Pho is a traditional Vietnamese noodle soup known for its flavorful, aromatic broth and rice noodles, topped with fresh herbs and thinly sliced meat. This comforting dish is perfect for a hearty meal any time of year.


Ingredients

Units Scale
For the Broth:
  • 1 large onion, halved
  • 3-inch piece of ginger, sliced
  • 4 cups (1L) beef or chicken stock
  • 4 cups (1L) water
  • 1 cinnamon stick
  • 3 star anise pods
  • 4 whole cloves
  • 1 teaspoon coriander seeds
  • 1 tablespoon fish sauce
  • 1 teaspoon sugar
  • Salt to taste
For the Noodles:
  • 8 oz (225g) rice noodles (medium or thin)
For the Protein:
  • 1/2 lb (225g) thinly sliced beef (sirloin or flank steak) or chicken breast
  • Optional: tofu slices for a vegetarian option
Toppings and Garnishes:
  • 1 cup bean sprouts
  • Fresh herbs: cilantro, Thai basil, and mint leaves
  • 1 lime, cut into wedges
  • 1 red chili or jalapeño, sliced
  • Hoisin sauce and sriracha for serving

Instructions

1. Prepare the Aromatics:
  1. Char the onion and ginger over an open flame, grill, or in a dry skillet until slightly blackened.

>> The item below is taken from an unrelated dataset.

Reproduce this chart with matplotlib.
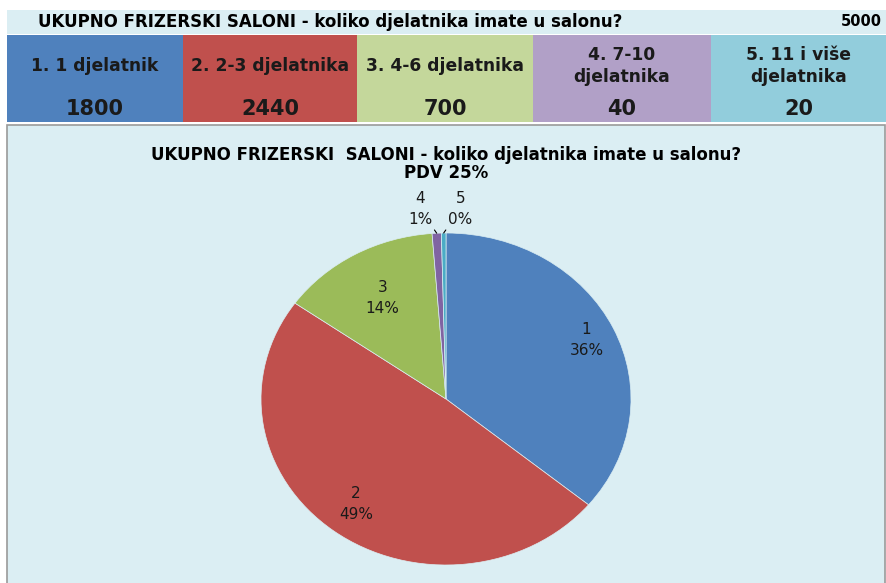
import matplotlib
matplotlib.use("Agg")
import matplotlib.pyplot as plt
from matplotlib.patches import Rectangle
import numpy as np

title = "UKUPNO FRIZERSKI SALONI - koliko djelatnika imate u salonu?"
total = 5000
categories = ["1. 1 djelatnik", "2. 2-3 djelatnika", "3. 4-6 djelatnika",
              "4. 7-10\ndjelatnika", "5. 11 i više\ndjelatnika"]
counts = [1800, 2440, 700, 40, 20]
pie_labels = ["1", "2", "3", "4", "5"]
chart_title = "UKUPNO FRIZERSKI  SALONI - koliko djelatnika imate u salonu?\nPDV 25%"

cell_colors = ["#4F81BD", "#C0504D", "#C4D79B", "#B1A0C7", "#92CDDC"]
pie_colors = ["#4F81BD", "#C0504D", "#9BBB59", "#8064A2", "#4BACC6"]
bg = "#DBEEF3"

W, H = 887, 583
fig = plt.figure(figsize=(W / 100, H / 100), dpi=100)
fig.patch.set_facecolor("white")

# background axes in pixel coords (y down)
bga = fig.add_axes([0, 0, 1, 1])
bga.set_xlim(0, W)
bga.set_ylim(H, 0)
bga.axis("off")

font = "DejaVu Sans"
# header row
bga.add_patch(Rectangle((7, 10), W - 7, 24, facecolor=bg, edgecolor="none"))
bga.text(38, 22, title, ha="left", va="center", fontsize=12, fontweight="bold", family=font)
bga.text(882, 22, str(total), ha="right", va="center", fontsize=10.5, fontweight="bold", family=font)

# coloured cells
edges = [7, 183, 357, 533, 711, 887]
for i, (cat, n) in enumerate(zip(categories, counts)):
    x0, x1 = edges[i], edges[i + 1]
    bga.add_patch(Rectangle((x0, 35), x1 - x0, 87, facecolor=cell_colors[i], edgecolor="none"))
    xc = (x0 + x1) / 2
    bga.text(xc, 66, cat, ha="center", va="center", fontsize=12.3, fontweight="bold",
             family=font, color="#1a1a1a", linespacing=1.35)
    bga.text(xc, 109, str(n), ha="center", va="center", fontsize=15, fontweight="bold",
             family=font, color="#1a1a1a")

# chart area
bga.add_patch(Rectangle((7, 125), W - 9, H - 124, facecolor=bg, edgecolor="#9a9a9a", linewidth=1.2))
bga.text(446, 164, chart_title, ha="center", va="center", fontsize=12, fontweight="bold",
         family=font, linespacing=1.05)

# pie (elliptical like Excel)
cx, cy, rx, ry = 446, 399, 185, 166
ax = fig.add_axes([(cx - rx) / W, (H - cy - ry) / H, 2 * rx / W, 2 * ry / H])
wedges, _ = ax.pie(counts, colors=pie_colors, startangle=90, counterclock=False,
                   wedgeprops=dict(linewidth=0.5, edgecolor=bg))
ax.set_aspect("auto")
ax.set_xlim(-1, 1)
ax.set_ylim(-1, 1)
ax.axis("off")

pcts = [round(100 * c / total) for c in counts]
dists = [0.84, 0.8, 0.7, None, None]
for i, w in enumerate(wedges):
    ang = np.deg2rad((w.theta1 + w.theta2) / 2)
    txt = f"{pie_labels[i]}\n{pcts[i]}%"
    if dists[i] is not None:
        ax.text(dists[i] * np.cos(ang), dists[i] * np.sin(ang), txt, ha="center", va="center",
                fontsize=11, family=font, color="#1a1a1a", linespacing=1.5)
    else:
        xe, ye = np.cos(ang), np.sin(ang)
        off = -0.09 if i == 3 else 0.09
        ax.annotate(txt, xy=(xe, ye), xytext=(xe + off, 1.035), ha="center", va="bottom",
                    fontsize=11, family=font, color="#1a1a1a", linespacing=1.5,
                    annotation_clip=False,
                    arrowprops=dict(arrowstyle="-", color="black", lw=0.8, shrinkA=0, shrinkB=0))

fig.savefig("out.png", dpi=100)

This enhances their flavor.
2. Make the Broth:
  1. In a large pot, combine the stock, water, charred onion and ginger, cinnamon stick, star anise, cloves, and coriander seeds.
  2. Bring to a boil, then reduce heat and simmer for 30–45 minutes.
  3. Add fish sauce, sugar, and salt to taste. Strain the broth to remove the solids and keep warm.
3. Prepare the Noodles:
  1. Cook the rice noodles according to package instructions. Drain and set aside.
4. Prepare the Protein:
  1. If using raw beef or chicken, slice it thinly against the grain. The hot broth will cook the meat in the bowl.
  2. For tofu or pre-cooked protein, warm them briefly in the broth.
5. Assemble the Soup:
  1. Divide the cooked noodles among serving bowls.
  2. Top with your choice of protein, then ladle the hot broth over the noodles and meat.
  3. Add bean sprouts, fresh herbs, and chili slices as desired.
6. Serve:
  1. Serve with lime wedges, hoisin sauce, and sriracha on the side. Let each person customize their bowl to taste.

Notes

  • For a vegetarian version, use vegetable stock and skip the fish sauce.
  • Freezing thinly sliced raw beef for 15 minutes makes it easier to slice thinly.
  • Store leftovers (broth and toppings separately) in the refrigerator for up to 3 days.